1.4. Третий путь русского интеллектуализма
После П.Я. Чаадаева путь диалогического общения оказался практически невозможен не только в отношении к власти, но и различных интеллектуальных сил в отношении друг к другу. Склонность к идейным и аксиологическим крайностям стала характерна для различных групп интеллектуалов, начиная с 30-х годов XIX в. Речь идет не о дискуссиях и обсуждении различных точек зрения, но о ярко выраженной склонности к оппозиционным суждениям и крайним этическим и эстетическим позициям, то есть латентном или открытом противостоянии мировоззрений, идеологем и даже литературно-философских конструкций.

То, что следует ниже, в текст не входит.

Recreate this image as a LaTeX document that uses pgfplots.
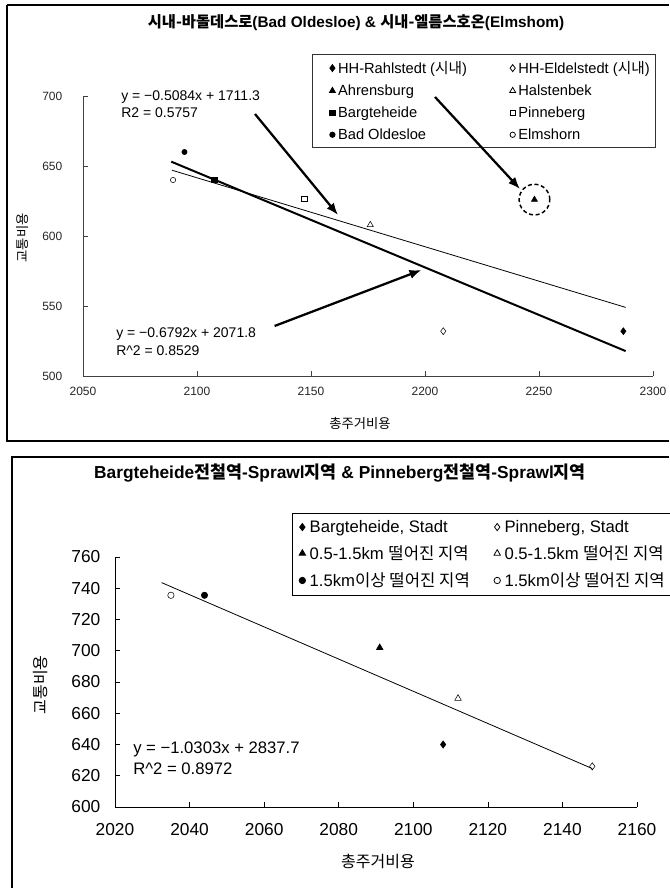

Этот факт неоднократно отмечался российскими и зарубежными исследователями[49]. Данная оппозиционность выглядит по меньшей мере странно, если учитывать ту уникальную миссионерскую роль, которую «назначила» себе русская элита: быть проводником русских идей, стать выразительницей целостного – русского национального самосознания, спасти Россию, а заодно и весь мир.
Представители различных интеллектуальных групп в России обладали не только знаниями, но и чувствами особого рода, которые можно назвать страстью к преобразованиям. Исторической основой этих преобразований была романтическая философия и поэзия Запада, которые традиционно вызывали восхищение и изумление русского образованного общества, хотя и очень à la russe. «Русский романтизм так отличается от иностранных романтизмов, что он всякую мысль, как бы она ни была дика или смешна, доводит до самых крайних граней, и при том на деле»[50]. Крайними формами проявления такого рода романтизма стал культ религии (мистический, сакральный и духовный опыт), с одной стороны, и культ революции, с идеей трансформации временного мира в вечную гармонию «на земле», с другой.
47
Герцен А.И. Былое и думы. Собр. Соч. в 8-ми т. М.: Правда, 1975. Т5. С. 116.
48
Проект официального опровержения статьи Чаадаева// П.Я Чаадаев. Pro et сontra. С. 73.
49
См.: Бердяев Н.А. Истоки и смысл русского коммунизма. Париж: YMCA-PRESS, Париж, 1955; Москва: Наука, 1990; Лотман Ю.М., Успенский Б.А. Роль дуальных моделей в динамике русской культуры // Успенский Б.А. Избр. труды. Т.1. Семиотика истории. Семиотика культуры. М.: Гнозис, 1994. С. 3–35; Billington J.H. The Icon and the Axe. An Interpretive History of Russian Culture. Vintage Books Edition, New York 1970.
50
Григорьев А.А. Мои литературные и нравственные скитания. Наука: Ленинград, 1980. С.58.